_WHAT IS BEING ASKED_: Copy all of the material word for word, except for the pictures.

_DATA BLOCK_:
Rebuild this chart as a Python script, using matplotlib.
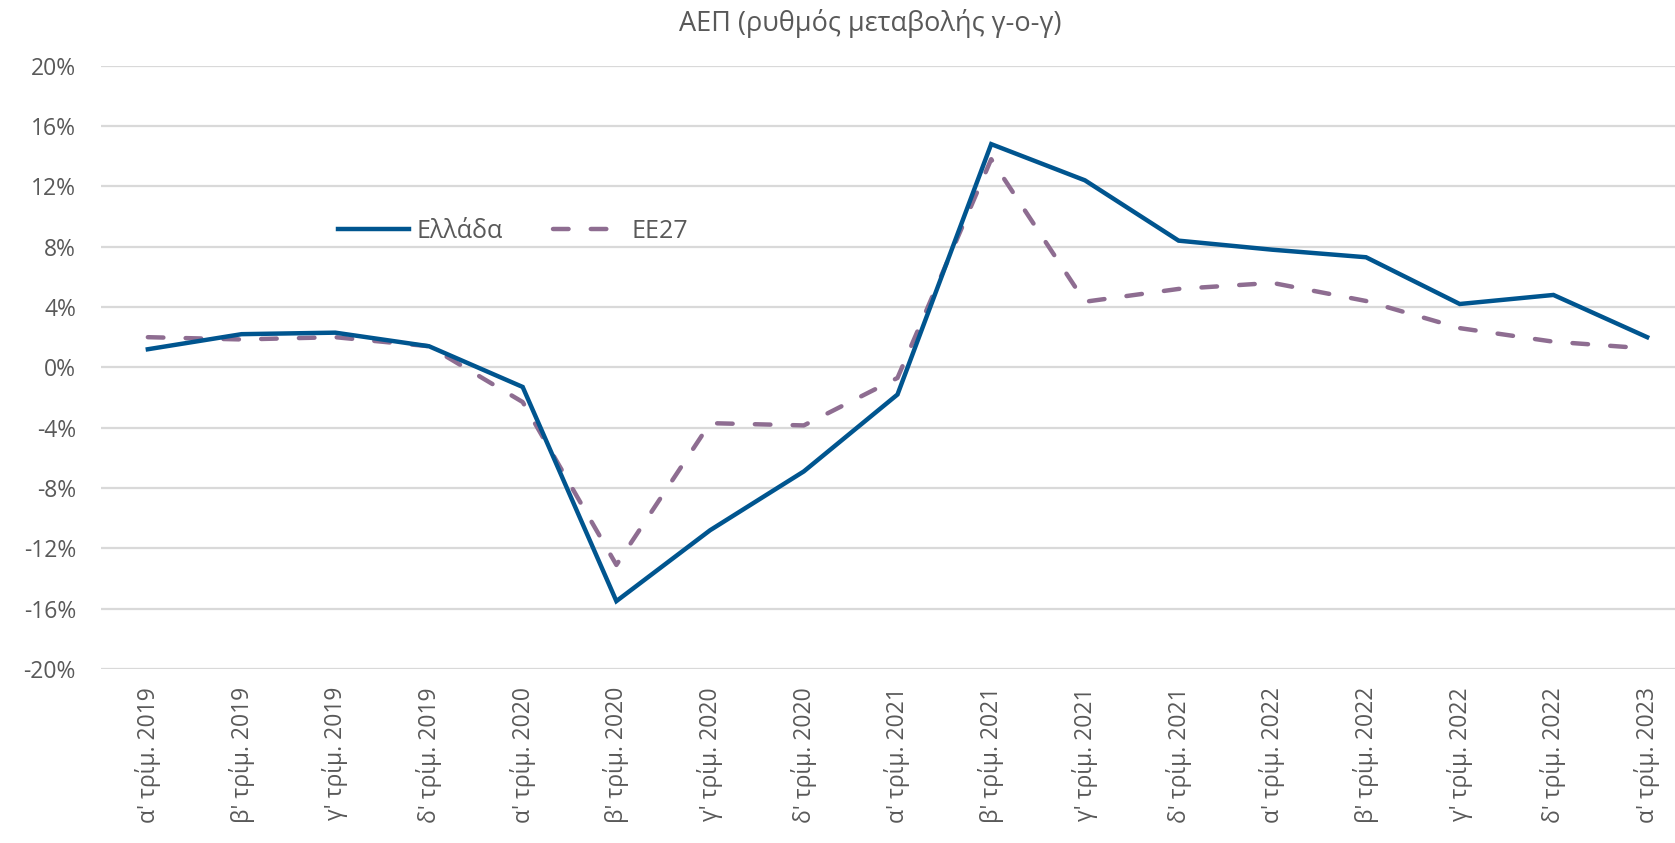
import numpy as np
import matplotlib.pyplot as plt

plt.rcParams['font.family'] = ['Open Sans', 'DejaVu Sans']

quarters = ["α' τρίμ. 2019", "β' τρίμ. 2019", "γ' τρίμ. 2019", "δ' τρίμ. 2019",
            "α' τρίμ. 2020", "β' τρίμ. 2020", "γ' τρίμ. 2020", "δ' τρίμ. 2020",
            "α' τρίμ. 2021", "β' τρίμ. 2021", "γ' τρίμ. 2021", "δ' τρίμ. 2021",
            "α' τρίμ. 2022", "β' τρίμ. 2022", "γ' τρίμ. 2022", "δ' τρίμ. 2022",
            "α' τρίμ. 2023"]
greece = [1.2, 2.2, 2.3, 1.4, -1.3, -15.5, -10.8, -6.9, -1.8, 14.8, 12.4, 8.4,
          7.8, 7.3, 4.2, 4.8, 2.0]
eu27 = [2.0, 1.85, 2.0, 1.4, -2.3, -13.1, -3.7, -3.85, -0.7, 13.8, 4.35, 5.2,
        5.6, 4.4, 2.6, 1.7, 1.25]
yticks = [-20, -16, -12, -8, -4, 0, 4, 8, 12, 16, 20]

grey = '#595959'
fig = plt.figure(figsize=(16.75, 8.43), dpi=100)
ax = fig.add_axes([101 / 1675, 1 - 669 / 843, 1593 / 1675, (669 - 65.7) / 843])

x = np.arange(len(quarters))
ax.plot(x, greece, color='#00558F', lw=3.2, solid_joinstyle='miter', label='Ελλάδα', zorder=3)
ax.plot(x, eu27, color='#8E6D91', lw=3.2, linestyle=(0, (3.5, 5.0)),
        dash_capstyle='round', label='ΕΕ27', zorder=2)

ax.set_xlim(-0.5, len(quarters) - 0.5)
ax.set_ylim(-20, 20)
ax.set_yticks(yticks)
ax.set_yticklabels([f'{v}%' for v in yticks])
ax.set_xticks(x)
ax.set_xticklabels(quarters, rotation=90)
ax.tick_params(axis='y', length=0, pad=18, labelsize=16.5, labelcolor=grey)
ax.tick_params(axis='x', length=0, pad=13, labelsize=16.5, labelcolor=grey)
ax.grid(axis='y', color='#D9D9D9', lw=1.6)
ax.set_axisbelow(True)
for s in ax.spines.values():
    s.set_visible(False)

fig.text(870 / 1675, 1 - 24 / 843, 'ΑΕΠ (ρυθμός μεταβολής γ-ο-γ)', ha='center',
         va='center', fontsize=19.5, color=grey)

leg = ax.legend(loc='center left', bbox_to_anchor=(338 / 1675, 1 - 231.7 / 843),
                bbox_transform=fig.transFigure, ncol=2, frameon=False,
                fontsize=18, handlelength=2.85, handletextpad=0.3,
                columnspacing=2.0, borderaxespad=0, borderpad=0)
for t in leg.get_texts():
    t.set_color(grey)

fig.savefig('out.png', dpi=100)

_EXERCISE RESULT_:
Rebuild this chart as a Python script, using matplotlib.
import numpy as np
import matplotlib.pyplot as plt

plt.rcParams['font.family'] = ['Open Sans', 'DejaVu Sans']

quarters = ["α' τρίμ. 2019", "β' τρίμ. 2019", "γ' τρίμ. 2019", "δ' τρίμ. 2019",
            "α' τρίμ. 2020", "β' τρίμ. 2020", "γ' τρίμ. 2020", "δ' τρίμ. 2020",
            "α' τρίμ. 2021", "β' τρίμ. 2021", "γ' τρίμ. 2021", "δ' τρίμ. 2021",
            "α' τρίμ. 2022", "β' τρίμ. 2022", "γ' τρίμ. 2022", "δ' τρίμ. 2022",
            "α' τρίμ. 2023"]
greece = [1.2, 2.2, 2.3, 1.4, -1.3, -15.5, -10.8, -6.9, -1.8, 14.8, 12.4, 8.4,
          7.8, 7.3, 4.2, 4.8, 2.0]
eu27 = [2.0, 1.85, 2.0, 1.4, -2.3, -13.1, -3.7, -3.85, -0.7, 13.8, 4.35, 5.2,
        5.6, 4.4, 2.6, 1.7, 1.25]
yticks = [-20, -16, -12, -8, -4, 0, 4, 8, 12, 16, 20]

grey = '#595959'
fig = plt.figure(figsize=(16.75, 8.43), dpi=100)
ax = fig.add_axes([101 / 1675, 1 - 669 / 843, 1593 / 1675, (669 - 65.7) / 843])

x = np.arange(len(quarters))
ax.plot(x, greece, color='#00558F', lw=3.2, solid_joinstyle='miter', label='Ελλάδα', zorder=3)
ax.plot(x, eu27, color='#8E6D91', lw=3.2, linestyle=(0, (3.5, 5.0)),
        dash_capstyle='round', label='ΕΕ27', zorder=2)

ax.set_xlim(-0.5, len(quarters) - 0.5)
ax.set_ylim(-20, 20)
ax.set_yticks(yticks)
ax.set_yticklabels([f'{v}%' for v in yticks])
ax.set_xticks(x)
ax.set_xticklabels(quarters, rotation=90)
ax.tick_params(axis='y', length=0, pad=18, labelsize=16.5, labelcolor=grey)
ax.tick_params(axis='x', length=0, pad=13, labelsize=16.5, labelcolor=grey)
ax.grid(axis='y', color='#D9D9D9', lw=1.6)
ax.set_axisbelow(True)
for s in ax.spines.values():
    s.set_visible(False)

fig.text(870 / 1675, 1 - 24 / 843, 'ΑΕΠ (ρυθμός μεταβολής γ-ο-γ)', ha='center',
         va='center', fontsize=19.5, color=grey)

leg = ax.legend(loc='center left', bbox_to_anchor=(338 / 1675, 1 - 231.7 / 843),
                bbox_transform=fig.transFigure, ncol=2, frameon=False,
                fontsize=18, handlelength=2.85, handletextpad=0.3,
                columnspacing=2.0, borderaxespad=0, borderpad=0)
for t in leg.get_texts():
    t.set_color(grey)

fig.savefig('out.png', dpi=100)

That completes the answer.